▸ WHAT NEEDS TO BE DONE
Report how many lines below contain the word "this". Give only the number.

▸ DATASET RECORDS
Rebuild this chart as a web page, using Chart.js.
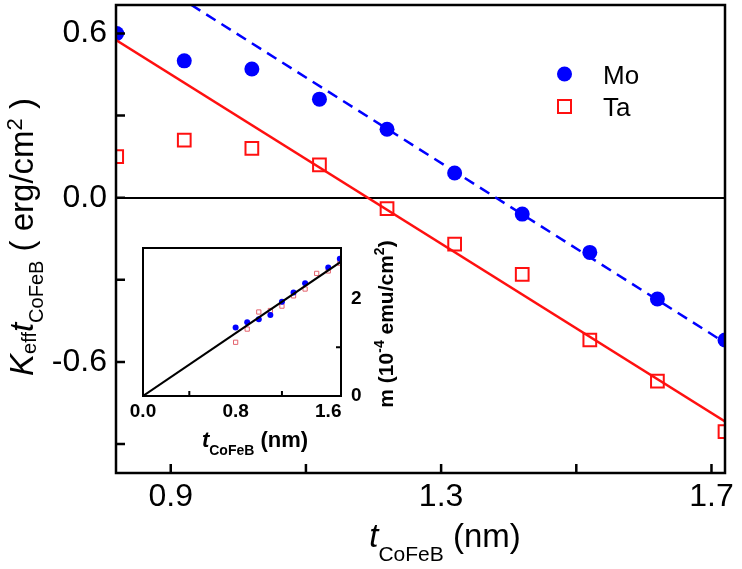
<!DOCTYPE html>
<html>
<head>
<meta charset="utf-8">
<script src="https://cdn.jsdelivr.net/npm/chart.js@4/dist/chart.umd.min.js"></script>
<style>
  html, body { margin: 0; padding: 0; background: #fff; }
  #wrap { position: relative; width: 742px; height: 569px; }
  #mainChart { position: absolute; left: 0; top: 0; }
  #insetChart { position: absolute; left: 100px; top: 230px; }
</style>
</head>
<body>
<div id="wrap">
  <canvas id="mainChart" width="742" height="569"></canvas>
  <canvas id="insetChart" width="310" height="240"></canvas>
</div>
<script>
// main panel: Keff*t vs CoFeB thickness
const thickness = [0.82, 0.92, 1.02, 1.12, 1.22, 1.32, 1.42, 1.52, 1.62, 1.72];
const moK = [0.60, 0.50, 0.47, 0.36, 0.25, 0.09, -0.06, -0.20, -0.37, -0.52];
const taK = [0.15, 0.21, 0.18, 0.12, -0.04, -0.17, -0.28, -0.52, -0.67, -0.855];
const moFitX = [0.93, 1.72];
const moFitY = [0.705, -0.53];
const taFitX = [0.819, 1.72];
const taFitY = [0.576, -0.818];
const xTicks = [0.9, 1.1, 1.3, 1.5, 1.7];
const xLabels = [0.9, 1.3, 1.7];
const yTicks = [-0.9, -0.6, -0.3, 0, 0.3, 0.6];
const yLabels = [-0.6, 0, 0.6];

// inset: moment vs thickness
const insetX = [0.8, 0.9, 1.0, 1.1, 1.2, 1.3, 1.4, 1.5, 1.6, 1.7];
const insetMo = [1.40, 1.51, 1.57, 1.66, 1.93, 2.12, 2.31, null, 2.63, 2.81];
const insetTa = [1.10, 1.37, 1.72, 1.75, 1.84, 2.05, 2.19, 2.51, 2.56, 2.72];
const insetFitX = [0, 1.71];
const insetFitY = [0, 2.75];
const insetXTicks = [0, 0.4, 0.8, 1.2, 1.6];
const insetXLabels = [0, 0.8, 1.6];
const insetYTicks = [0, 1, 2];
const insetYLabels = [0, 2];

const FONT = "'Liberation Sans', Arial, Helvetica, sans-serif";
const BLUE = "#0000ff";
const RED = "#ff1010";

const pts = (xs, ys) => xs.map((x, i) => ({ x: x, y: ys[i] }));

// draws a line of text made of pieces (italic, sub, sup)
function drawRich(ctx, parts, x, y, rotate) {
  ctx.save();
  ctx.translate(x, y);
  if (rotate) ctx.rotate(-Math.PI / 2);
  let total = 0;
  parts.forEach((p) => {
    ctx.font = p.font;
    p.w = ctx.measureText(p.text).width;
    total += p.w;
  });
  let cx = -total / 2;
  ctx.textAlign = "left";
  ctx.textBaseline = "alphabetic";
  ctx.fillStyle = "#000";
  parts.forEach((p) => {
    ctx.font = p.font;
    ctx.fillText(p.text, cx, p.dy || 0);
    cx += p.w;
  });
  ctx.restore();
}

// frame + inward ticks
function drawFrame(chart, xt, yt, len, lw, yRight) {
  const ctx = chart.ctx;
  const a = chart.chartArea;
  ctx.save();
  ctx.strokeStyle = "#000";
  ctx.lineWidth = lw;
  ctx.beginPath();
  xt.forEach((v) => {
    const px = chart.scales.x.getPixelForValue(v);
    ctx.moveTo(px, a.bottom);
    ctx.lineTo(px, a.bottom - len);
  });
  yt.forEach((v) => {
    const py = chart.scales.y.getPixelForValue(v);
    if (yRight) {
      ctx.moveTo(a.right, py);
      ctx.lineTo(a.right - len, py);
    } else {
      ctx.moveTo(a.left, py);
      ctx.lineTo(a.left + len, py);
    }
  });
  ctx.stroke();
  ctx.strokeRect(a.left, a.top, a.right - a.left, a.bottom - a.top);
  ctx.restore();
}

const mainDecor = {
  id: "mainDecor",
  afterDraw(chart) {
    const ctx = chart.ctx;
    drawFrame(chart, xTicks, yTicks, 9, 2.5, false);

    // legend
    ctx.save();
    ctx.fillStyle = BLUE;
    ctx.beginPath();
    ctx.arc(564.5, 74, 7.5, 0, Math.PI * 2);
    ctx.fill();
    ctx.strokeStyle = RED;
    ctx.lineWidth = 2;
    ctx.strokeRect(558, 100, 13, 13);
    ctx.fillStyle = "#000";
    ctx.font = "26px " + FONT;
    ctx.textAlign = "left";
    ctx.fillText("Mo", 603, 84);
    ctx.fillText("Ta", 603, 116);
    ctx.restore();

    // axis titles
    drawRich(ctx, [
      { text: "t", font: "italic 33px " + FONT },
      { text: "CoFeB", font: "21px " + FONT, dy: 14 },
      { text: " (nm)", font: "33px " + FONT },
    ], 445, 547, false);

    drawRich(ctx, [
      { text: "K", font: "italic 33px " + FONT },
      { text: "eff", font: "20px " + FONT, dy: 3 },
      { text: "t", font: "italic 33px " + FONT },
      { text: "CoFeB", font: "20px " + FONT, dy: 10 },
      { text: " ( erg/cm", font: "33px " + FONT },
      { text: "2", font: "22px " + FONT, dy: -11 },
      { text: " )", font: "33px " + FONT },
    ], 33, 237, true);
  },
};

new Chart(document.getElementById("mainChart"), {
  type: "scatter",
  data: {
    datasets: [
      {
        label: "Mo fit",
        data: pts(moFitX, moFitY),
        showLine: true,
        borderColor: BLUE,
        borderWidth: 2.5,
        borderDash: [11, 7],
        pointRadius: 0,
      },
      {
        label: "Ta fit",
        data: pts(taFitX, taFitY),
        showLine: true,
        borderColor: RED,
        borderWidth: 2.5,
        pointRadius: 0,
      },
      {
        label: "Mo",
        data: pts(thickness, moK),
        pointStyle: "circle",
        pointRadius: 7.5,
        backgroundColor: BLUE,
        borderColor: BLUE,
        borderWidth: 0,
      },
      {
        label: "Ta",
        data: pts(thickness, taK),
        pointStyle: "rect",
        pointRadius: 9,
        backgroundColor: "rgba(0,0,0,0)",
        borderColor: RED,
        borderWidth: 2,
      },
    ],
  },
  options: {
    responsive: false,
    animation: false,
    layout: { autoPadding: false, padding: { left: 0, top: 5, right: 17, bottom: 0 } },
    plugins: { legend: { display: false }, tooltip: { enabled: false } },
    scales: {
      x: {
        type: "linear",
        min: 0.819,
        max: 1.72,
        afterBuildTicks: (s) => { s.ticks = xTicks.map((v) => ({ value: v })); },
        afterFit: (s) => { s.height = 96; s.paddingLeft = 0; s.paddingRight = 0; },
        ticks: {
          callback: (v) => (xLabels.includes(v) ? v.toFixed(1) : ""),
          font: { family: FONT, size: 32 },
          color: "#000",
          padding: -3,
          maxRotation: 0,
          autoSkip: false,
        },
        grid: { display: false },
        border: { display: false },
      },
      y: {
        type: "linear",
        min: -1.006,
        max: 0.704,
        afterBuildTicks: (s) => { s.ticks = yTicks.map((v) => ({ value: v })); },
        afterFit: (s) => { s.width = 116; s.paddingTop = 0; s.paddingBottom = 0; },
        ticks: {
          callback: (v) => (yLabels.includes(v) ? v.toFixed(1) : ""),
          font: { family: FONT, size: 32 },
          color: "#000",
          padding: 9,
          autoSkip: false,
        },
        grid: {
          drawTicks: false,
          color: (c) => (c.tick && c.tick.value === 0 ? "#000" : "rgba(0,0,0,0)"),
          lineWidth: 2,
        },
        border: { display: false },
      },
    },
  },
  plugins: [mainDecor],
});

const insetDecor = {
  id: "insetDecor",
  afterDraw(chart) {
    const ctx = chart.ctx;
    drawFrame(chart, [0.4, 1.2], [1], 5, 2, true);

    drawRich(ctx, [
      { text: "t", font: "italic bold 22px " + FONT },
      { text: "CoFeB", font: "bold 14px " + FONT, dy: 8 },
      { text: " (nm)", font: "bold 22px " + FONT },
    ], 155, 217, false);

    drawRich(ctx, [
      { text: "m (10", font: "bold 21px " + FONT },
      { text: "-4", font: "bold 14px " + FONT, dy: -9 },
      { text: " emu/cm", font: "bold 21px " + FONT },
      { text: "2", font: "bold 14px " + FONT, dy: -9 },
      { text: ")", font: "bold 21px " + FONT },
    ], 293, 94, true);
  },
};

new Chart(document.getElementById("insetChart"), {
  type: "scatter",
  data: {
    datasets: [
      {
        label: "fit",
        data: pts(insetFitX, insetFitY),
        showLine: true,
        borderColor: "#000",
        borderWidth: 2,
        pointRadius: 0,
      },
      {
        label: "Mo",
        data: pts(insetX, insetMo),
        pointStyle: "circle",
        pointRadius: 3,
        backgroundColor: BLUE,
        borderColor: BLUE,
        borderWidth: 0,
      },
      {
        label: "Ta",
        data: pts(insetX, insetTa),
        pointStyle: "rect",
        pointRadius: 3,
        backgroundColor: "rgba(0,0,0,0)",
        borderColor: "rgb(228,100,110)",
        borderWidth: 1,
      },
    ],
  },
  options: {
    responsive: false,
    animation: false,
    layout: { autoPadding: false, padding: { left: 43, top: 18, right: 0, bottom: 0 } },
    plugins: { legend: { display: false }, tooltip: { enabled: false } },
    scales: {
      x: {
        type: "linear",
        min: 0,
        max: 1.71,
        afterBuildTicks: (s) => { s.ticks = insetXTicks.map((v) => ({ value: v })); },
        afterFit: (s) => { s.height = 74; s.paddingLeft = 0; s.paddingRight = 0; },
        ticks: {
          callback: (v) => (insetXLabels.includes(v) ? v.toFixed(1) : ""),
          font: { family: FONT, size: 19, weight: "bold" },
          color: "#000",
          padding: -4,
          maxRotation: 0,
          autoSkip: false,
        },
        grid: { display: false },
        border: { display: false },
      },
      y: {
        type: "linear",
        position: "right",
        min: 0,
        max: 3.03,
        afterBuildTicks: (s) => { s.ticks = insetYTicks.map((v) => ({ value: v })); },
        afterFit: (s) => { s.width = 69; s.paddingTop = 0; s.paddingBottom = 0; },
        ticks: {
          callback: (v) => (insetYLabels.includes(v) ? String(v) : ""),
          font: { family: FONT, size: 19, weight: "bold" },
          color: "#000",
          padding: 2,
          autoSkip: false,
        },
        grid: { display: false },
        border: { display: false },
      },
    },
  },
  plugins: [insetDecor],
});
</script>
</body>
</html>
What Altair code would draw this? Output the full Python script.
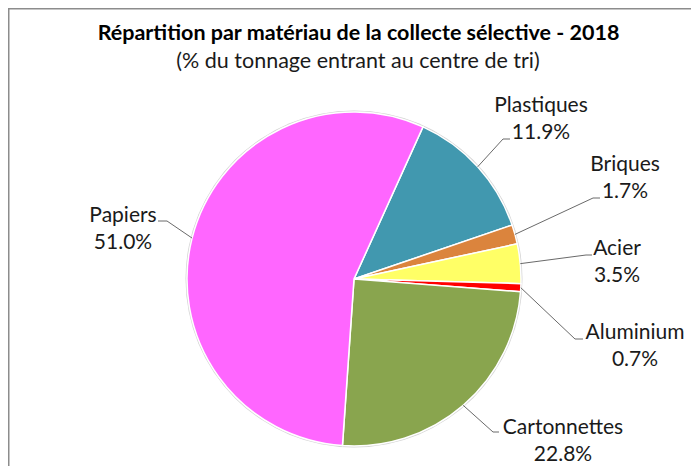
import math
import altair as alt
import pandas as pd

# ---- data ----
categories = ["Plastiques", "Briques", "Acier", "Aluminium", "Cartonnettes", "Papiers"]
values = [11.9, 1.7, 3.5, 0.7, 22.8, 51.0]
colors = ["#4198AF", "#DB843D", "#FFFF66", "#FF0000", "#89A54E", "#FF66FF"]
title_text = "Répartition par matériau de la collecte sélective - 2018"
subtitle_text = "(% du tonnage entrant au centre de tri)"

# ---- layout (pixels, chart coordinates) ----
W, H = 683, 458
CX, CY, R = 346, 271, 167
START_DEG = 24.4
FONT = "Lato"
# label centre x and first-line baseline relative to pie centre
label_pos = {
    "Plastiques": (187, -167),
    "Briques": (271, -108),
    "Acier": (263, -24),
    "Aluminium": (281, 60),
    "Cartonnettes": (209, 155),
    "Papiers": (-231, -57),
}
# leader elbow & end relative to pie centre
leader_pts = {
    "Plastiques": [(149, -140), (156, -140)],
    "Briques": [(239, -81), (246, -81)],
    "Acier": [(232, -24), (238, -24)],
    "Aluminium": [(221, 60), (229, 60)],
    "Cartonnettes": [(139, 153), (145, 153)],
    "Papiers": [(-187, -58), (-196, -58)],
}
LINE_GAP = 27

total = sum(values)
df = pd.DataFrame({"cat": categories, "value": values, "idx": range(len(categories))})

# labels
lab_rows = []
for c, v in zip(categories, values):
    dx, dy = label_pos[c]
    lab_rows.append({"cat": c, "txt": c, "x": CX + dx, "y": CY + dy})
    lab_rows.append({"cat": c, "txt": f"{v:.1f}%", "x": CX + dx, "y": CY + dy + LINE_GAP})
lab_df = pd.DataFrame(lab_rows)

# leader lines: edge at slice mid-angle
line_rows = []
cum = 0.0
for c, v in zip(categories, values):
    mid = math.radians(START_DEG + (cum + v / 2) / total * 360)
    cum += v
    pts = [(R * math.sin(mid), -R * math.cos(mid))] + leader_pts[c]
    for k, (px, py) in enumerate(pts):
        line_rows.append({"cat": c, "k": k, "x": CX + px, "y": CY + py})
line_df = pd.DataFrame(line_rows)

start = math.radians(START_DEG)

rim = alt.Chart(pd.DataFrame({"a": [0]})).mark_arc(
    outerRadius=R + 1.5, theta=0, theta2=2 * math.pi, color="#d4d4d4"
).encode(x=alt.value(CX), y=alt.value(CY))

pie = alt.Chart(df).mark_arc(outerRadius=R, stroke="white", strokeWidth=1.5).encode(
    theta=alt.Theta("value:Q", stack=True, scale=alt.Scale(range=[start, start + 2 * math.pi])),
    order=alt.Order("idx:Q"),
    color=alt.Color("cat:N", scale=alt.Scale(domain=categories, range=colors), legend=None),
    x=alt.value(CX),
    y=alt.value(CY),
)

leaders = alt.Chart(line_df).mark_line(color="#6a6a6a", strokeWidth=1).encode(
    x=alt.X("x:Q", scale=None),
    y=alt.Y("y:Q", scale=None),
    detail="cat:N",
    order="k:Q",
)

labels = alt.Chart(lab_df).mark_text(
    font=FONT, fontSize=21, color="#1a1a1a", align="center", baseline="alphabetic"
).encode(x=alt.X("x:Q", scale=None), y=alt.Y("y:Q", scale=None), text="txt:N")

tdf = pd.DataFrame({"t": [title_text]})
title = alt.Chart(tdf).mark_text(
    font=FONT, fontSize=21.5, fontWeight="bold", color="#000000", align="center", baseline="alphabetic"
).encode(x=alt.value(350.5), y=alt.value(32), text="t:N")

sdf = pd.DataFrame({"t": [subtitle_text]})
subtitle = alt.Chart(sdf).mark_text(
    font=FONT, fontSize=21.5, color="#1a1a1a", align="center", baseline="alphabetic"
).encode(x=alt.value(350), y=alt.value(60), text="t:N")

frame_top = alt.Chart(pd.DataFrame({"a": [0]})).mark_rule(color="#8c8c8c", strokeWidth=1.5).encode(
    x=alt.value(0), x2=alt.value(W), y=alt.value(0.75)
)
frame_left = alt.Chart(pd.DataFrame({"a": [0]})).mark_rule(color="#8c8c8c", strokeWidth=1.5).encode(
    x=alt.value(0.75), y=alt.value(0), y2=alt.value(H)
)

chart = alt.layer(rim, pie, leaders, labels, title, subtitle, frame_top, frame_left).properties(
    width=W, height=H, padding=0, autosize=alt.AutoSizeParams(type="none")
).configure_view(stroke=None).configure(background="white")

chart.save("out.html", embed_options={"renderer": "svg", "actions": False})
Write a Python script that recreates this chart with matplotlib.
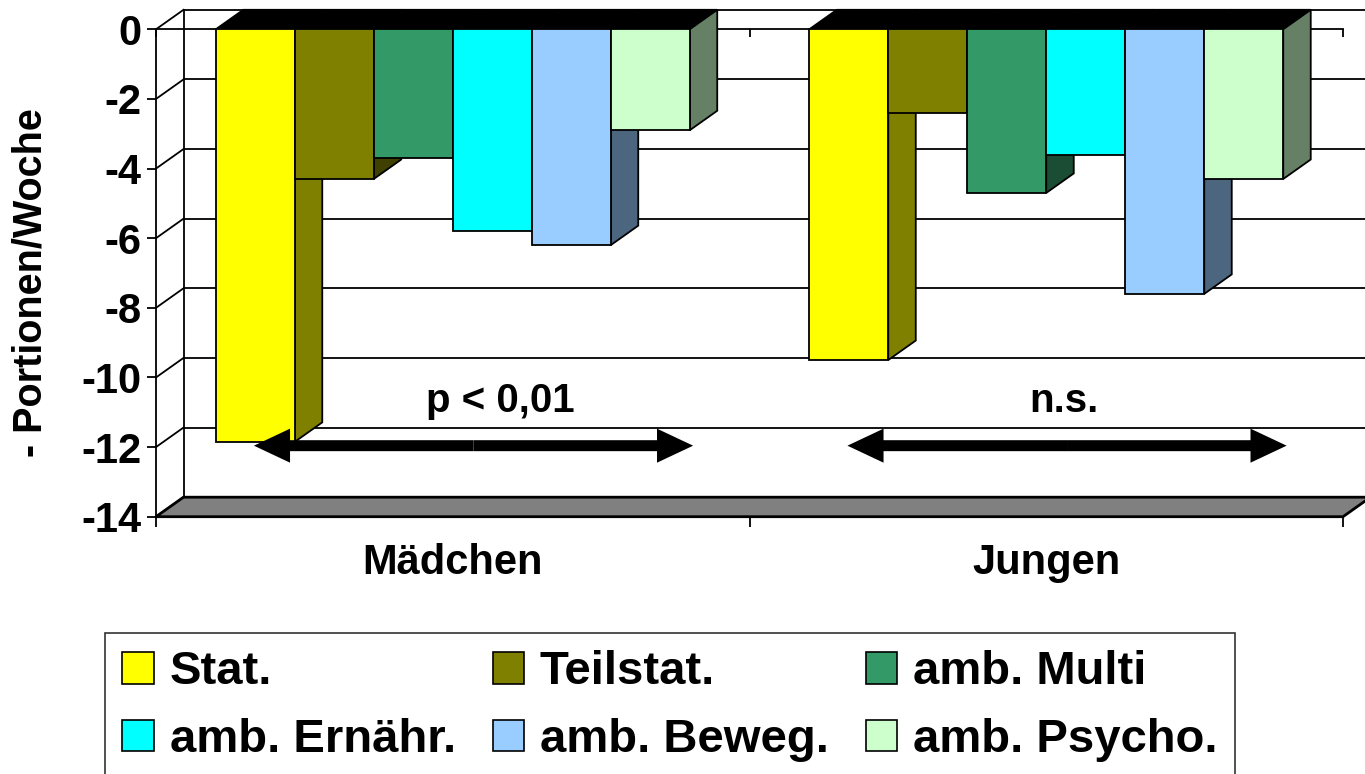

▸ CORRECT RESPONSE
3